Ron - you will have to double check this with Chris….

Yeah, it is really odd. None of the other airline clients have this problem, but late afternoon the system dogs down to unacceptable levels. It sometimes seems to be related to running some ad-hoc report or process that extracts data from the primary reservation data table (approximately 800,000 records).


At 09 SEP 2002 07:44AM Dave Harmacek (Harmacek Database Systems) wrote:

I suggest you investigate the SIZELOCK parameter of your linear hash files. If any are set to 2 or larger then you can get inefficient processing of the tables. Especially, LISTS and SYSTEMP.

Make sure SYSTEMP is flushed (CLEARTABLE) when no one is using the system. There could be a lot of temporary rows in that table that were'nt properly discarded.

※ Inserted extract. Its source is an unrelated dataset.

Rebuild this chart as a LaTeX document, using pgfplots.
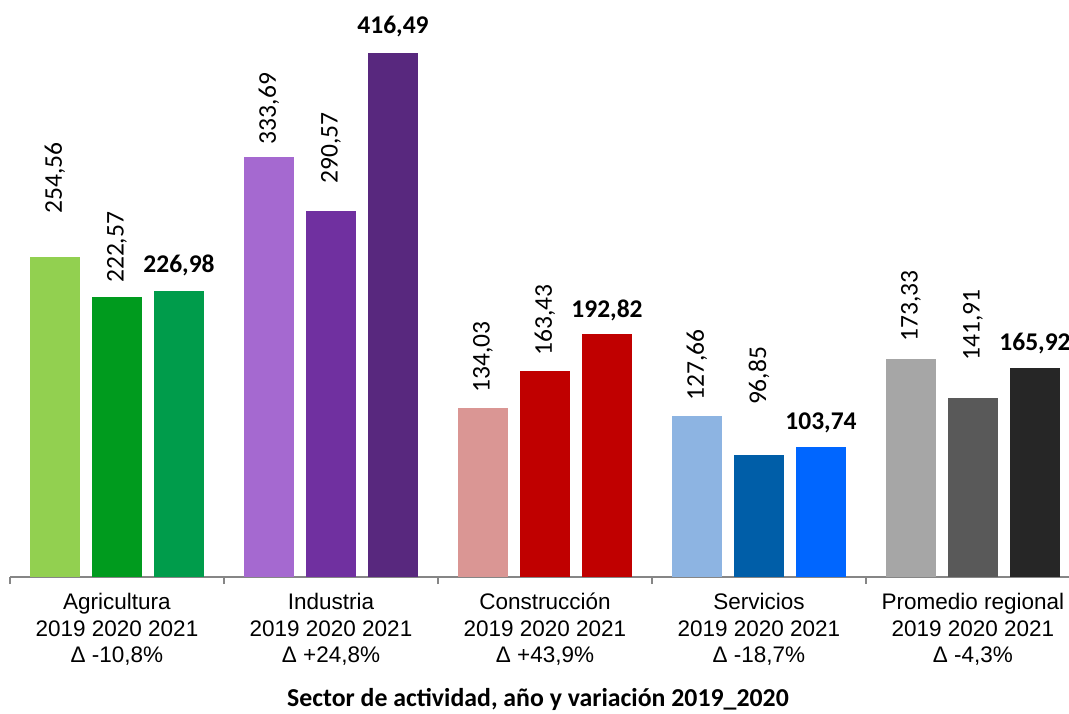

For the LISTS table I'd use DUMPLH and check the number of unused overflow frames with a Ctrl-D. If more than a pageful consider copying all rows to a temporary table, then CLEARTABLE LISTS when no one is using the system and copy those rows back to LISTS.

Dave


At 08 OCT 2002 04:44PM Chris Hesketh wrote:

FYI,

As mentioned in another response, we are running a dedicated index server. We found last week that stopping and restarting the indexer fixes the slow downs. This explains why moving to a new cluster fixed the problem…it forced a restart of the indexer.

Now, I don't know why the indexer would be causing the slowdown. However, it is a very easy, quick fix and doesn't knock everyone out of the app.

Thanks to everyone for their advice and suggestions.